____ Recorded information
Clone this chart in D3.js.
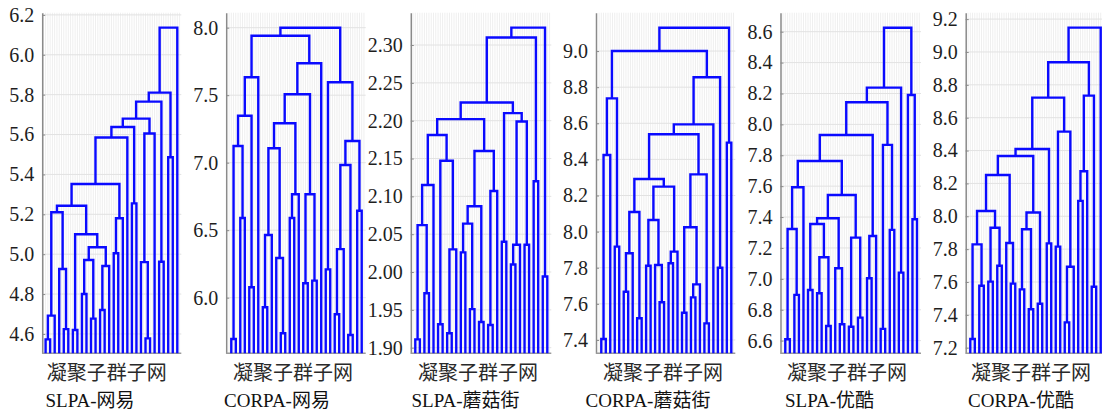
<!DOCTYPE html>
<html><head><meta charset="utf-8">
<script src="https://cdn.jsdelivr.net/npm/d3@7"></script>
<style>body{margin:0;background:#fff}svg{display:block}</style>
</head><body>
<svg id="c" width="1102" height="412"></svg>
<script>
// ---------- data ----------
const xLabel = "凝聚子群子网";
const titles = ["SLPA-网易", "CORPA-网易", "SLPA-蘑菇街", "CORPA-蘑菇街", "SLPA-优酷", "CORPA-优酷"];
const leafCount = 30;

const ticks1 = [4.6, 4.8, 5.0, 5.2, 5.4, 5.6, 5.8, 6.0, 6.2];
const ticks2 = [6.0, 6.5, 7.0, 7.5, 8.0];
const ticks3 = [1.90, 1.95, 2.00, 2.05, 2.10, 2.15, 2.20, 2.25, 2.30];
const ticks4 = [7.4, 7.6, 7.8, 8.0, 8.2, 8.4, 8.6, 8.8, 9.0];
const ticks5 = [6.6, 6.8, 7.0, 7.2, 7.4, 7.6, 7.8, 8.0, 8.2, 8.4, 8.6];
const ticks6 = [7.2, 7.4, 7.6, 7.8, 8.0, 8.2, 8.4, 8.6, 8.8, 9.0, 9.2];

// linkage: [left, right, height]; leaves 0..29, merge i becomes node 30+i
const links1 = [
  [0,1,4.573],[30,2,4.692],[4,5,4.624],[3,32,4.926],[31,33,5.210],
  [6,7,4.620],[8,9,4.800],[10,11,4.677],[36,37,4.971],[12,13,4.720],
  [39,14,4.941],[38,40,5.035],[35,41,5.100],[34,42,5.243],[15,16,5.005],
  [44,17,5.180],[43,45,5.352],[46,18,5.585],[19,20,5.255],[47,48,5.638],
  [22,23,4.578],[21,50,4.960],[51,24,5.605],[49,52,5.680],[25,26,4.962],
  [53,54,5.765],[27,28,5.486],[55,56,5.810],[57,29,6.136]
];
const links2 = [
  [0,1,5.694],[2,3,6.590],[30,31,7.124],[4,5,6.077],[32,33,7.348],
  [34,6,7.633],[7,8,5.929],[36,9,6.464],[11,12,5.736],[10,38,6.294],
  [37,39,7.107],[13,14,6.590],[41,15,6.766],[40,42,7.292],[16,17,6.107],
  [18,19,6.126],[44,45,6.766],[43,46,7.507],[47,20,7.736],[35,48,7.940],
  [21,22,6.210],[23,24,5.877],[51,25,6.360],[26,27,5.724],[52,53,6.983],
  [28,29,6.644],[54,55,7.161],[50,56,7.596],[49,57,8.000]
];
const links3 = [
  [0,1,1.911],[2,3,1.972],[30,31,2.062],[32,4,2.115],[5,6,1.931],
  [7,8,1.919],[35,9,2.030],[34,36,2.147],[33,37,2.181],[10,11,2.026],
  [12,13,1.951],[39,40,2.064],[14,15,1.934],[41,42,2.087],[16,17,1.930],
  [44,18,2.107],[43,45,2.160],[38,46,2.202],[19,20,2.040],[21,22,2.010],
  [49,23,2.036],[24,25,2.036],[50,51,2.199],[48,52,2.210],[47,53,2.224],
  [26,27,2.120],[54,55,2.310],[28,29,1.994],[56,57,2.323]
];
const links4 = [
  [0,1,7.405],[30,2,8.424],[3,4,7.917],[31,32,8.738],[5,6,7.667],
  [34,7,7.880],[8,9,7.520],[35,36,8.109],[10,11,7.811],[13,14,7.609],
  [12,39,7.815],[38,40,8.064],[15,16,7.825],[42,17,7.889],[41,43,8.249],
  [37,44,8.291],[18,19,7.551],[20,21,7.636],[47,22,7.708],[46,48,8.024],
  [23,24,7.492],[49,50,8.317],[45,51,8.539],[52,25,8.594],[26,27,7.800],
  [53,54,8.855],[33,55,9.000],[28,29,8.493],[56,57,9.129]
];
const links5 = [
  [0,1,6.609],[2,3,6.896],[30,31,7.323],[32,4,7.593],[5,6,6.928],
  [7,8,6.907],[9,10,6.695],[35,36,7.140],[34,37,7.355],[12,13,6.706],
  [11,39,7.069],[38,40,7.392],[14,15,6.690],[16,17,6.749],[42,43,7.267],
  [41,44,7.543],[33,45,7.763],[18,19,7.004],[47,20,7.277],[46,48,7.931],
  [21,22,6.676],[23,24,7.317],[50,51,7.867],[49,52,8.143],[25,26,7.040],
  [53,54,8.238],[28,29,7.386],[27,56,8.190],[55,57,8.626]
];
const links6 = [
  [0,1,7.253],[2,3,7.577],[30,31,7.829],[4,5,7.602],[6,7,7.699],
  [33,34,7.930],[32,35,8.032],[9,10,7.590],[8,37,7.837],[36,38,8.251],
  [11,12,7.555],[13,14,7.434],[40,41,7.921],[15,16,7.468],[42,43,8.023],
  [39,44,8.367],[17,18,7.835],[45,46,8.409],[19,20,7.815],[21,22,7.354],
  [49,23,7.693],[48,50,8.515],[47,51,8.722],[24,25,8.094],[53,26,8.274],
  [27,28,7.571],[54,55,8.734],[52,56,8.937],[57,29,9.148]
];

// ---------- layout ----------
const Y_BOTTOM = 353.3, Y_TOP = 12.7;
const panels = [
  {links: links1, ticks: ticks1, fmt: ".1f", dom: [4.503, 6.211], ax: 42.2, x0: 45.6, x1: 177.3, labelX: 106.7, titleX: 45.5},
  {links: links2, ticks: ticks2, fmt: ".1f", dom: [5.588, 8.111], ax: 226.2, x0: 231.3, x1: 361.7, labelX: 293, titleX: 224},
  {links: links3, ticks: ticks3, fmt: ".2f", dom: [1.8926, 2.3427], ax: 410.8, x0: 415.3, x1: 547.3, labelX: 478, titleX: 411.5},
  {links: links4, ticks: ticks4, fmt: ".1f", dom: [7.326, 9.2125], ax: 596, x0: 601.3, x1: 731.3, labelX: 663, titleX: 585.5},
  {links: links5, ticks: ticks5, fmt: ".1f", dom: [6.518, 8.723], ax: 780.5, x0: 785.3, x1: 917, labelX: 847, titleX: 785},
  {links: links6, ticks: ticks6, fmt: ".1f", dom: [7.166, 9.239], ax: 965.7, x0: 970.3, x1: 1100.7, labelX: 1031, titleX: 968}
];

const svg = d3.select("#c");
const serif = "'Liberation Serif','Times New Roman',serif";
const cjk = "'Liberation Serif','Noto Sans CJK SC',serif";

panels.forEach((p, pi) => {
  const g = svg.append("g");
  const x = d3.scalePoint().domain(d3.range(leafCount)).range([p.x0, p.x1]);
  const y = d3.scaleLinear().domain(p.dom).range([Y_BOTTOM, Y_TOP]);
  const right = Math.min(1102, p.x1 + 4);

  // faint vertical grid
  const half = x.step() / 2;
  const vgrid = d3.range(p.x0 - half, right, half);
  g.append("g").selectAll("line").data(vgrid).join("line")
    .attr("x1", d => d).attr("x2", d => d)
    .attr("y1", Y_TOP).attr("y2", Y_BOTTOM)
    .attr("stroke", "#efefef").attr("stroke-width", 1);

  // horizontal grid
  g.append("g").selectAll("line").data(p.ticks).join("line")
    .attr("x1", p.ax).attr("x2", right)
    .attr("y1", d => y(d)).attr("y2", d => y(d))
    .attr("stroke", "#e2e2e2").attr("stroke-width", 1);

  // axis
  const axis = d3.axisLeft(y).tickValues(p.ticks).tickFormat(d3.format(p.fmt))
    .tickSizeInner(-3).tickSizeOuter(0).tickPadding(8);
  const ag = g.append("g").attr("transform", `translate(${p.ax},0)`).call(axis);
  ag.select(".domain").attr("stroke", "#8a8a8a").attr("stroke-width", 1.5);
  ag.selectAll(".tick line").attr("stroke", "#8a8a8a");
  ag.selectAll(".tick text").attr("font-family", serif).attr("font-size", 20)
    .attr("fill", "#1e1e1e");

  // bottom line
  g.append("line").attr("x1", p.ax).attr("x2", right)
    .attr("y1", Y_BOTTOM).attr("y2", Y_BOTTOM)
    .attr("stroke", "#9a9a9a").attr("stroke-width", 1.5);

  // dendrogram
  const pos = d3.range(leafCount).map(i => ({x: x(i), y: Y_BOTTOM}));
  const segs = [];
  p.links.forEach(([l, r, h]) => {
    const a = pos[l], b = pos[r], yy = y(h);
    segs.push({a, b, yy});
    pos.push({x: (a.x + b.x) / 2, y: yy});
  });
  g.append("g").selectAll("path").data(segs).join("path")
    .attr("d", s => `M${s.a.x},${s.a.y}V${s.yy}H${s.b.x}V${s.b.y}`)
    .attr("fill", "none").attr("stroke", "#0a0aff")
    .attr("stroke-width", 2.4).attr("stroke-linejoin", "miter");

  // labels
  g.append("text").attr("x", p.labelX).attr("y", 371)
    .attr("text-anchor", "middle").attr("dominant-baseline", "central")
    .attr("font-family", "'Noto Sans CJK SC',sans-serif").attr("font-size", 20)
    .attr("fill", "#2a2a2a").text(xLabel);
  g.append("text").attr("x", p.titleX).attr("y", 400)
    .attr("dominant-baseline", "central")
    .attr("font-family", cjk).attr("font-size", 19)
    .attr("fill", "#111").text(titles[pi]);
});
</script>
</body></html>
________
— Required task —
Emit the lines of the material exactly, from its first line to the line containing "8.8, 9.0, 9.2];", inclusive; leave every picture out.

— Answer to the exercise —
Clone this chart in D3.js.
<!DOCTYPE html>
<html><head><meta charset="utf-8">
<script src="https://cdn.jsdelivr.net/npm/d3@7"></script>
<style>body{margin:0;background:#fff}svg{display:block}</style>
</head><body>
<svg id="c" width="1102" height="412"></svg>
<script>
// ---------- data ----------
const xLabel = "凝聚子群子网";
const titles = ["SLPA-网易", "CORPA-网易", "SLPA-蘑菇街", "CORPA-蘑菇街", "SLPA-优酷", "CORPA-优酷"];
const leafCount = 30;

const ticks1 = [4.6, 4.8, 5.0, 5.2, 5.4, 5.6, 5.8, 6.0, 6.2];
const ticks2 = [6.0, 6.5, 7.0, 7.5, 8.0];
const ticks3 = [1.90, 1.95, 2.00, 2.05, 2.10, 2.15, 2.20, 2.25, 2.30];
const ticks4 = [7.4, 7.6, 7.8, 8.0, 8.2, 8.4, 8.6, 8.8, 9.0];
const ticks5 = [6.6, 6.8, 7.0, 7.2, 7.4, 7.6, 7.8, 8.0, 8.2, 8.4, 8.6];
const ticks6 = [7.2, 7.4, 7.6, 7.8, 8.0, 8.2, 8.4, 8.6, 8.8, 9.0, 9.2];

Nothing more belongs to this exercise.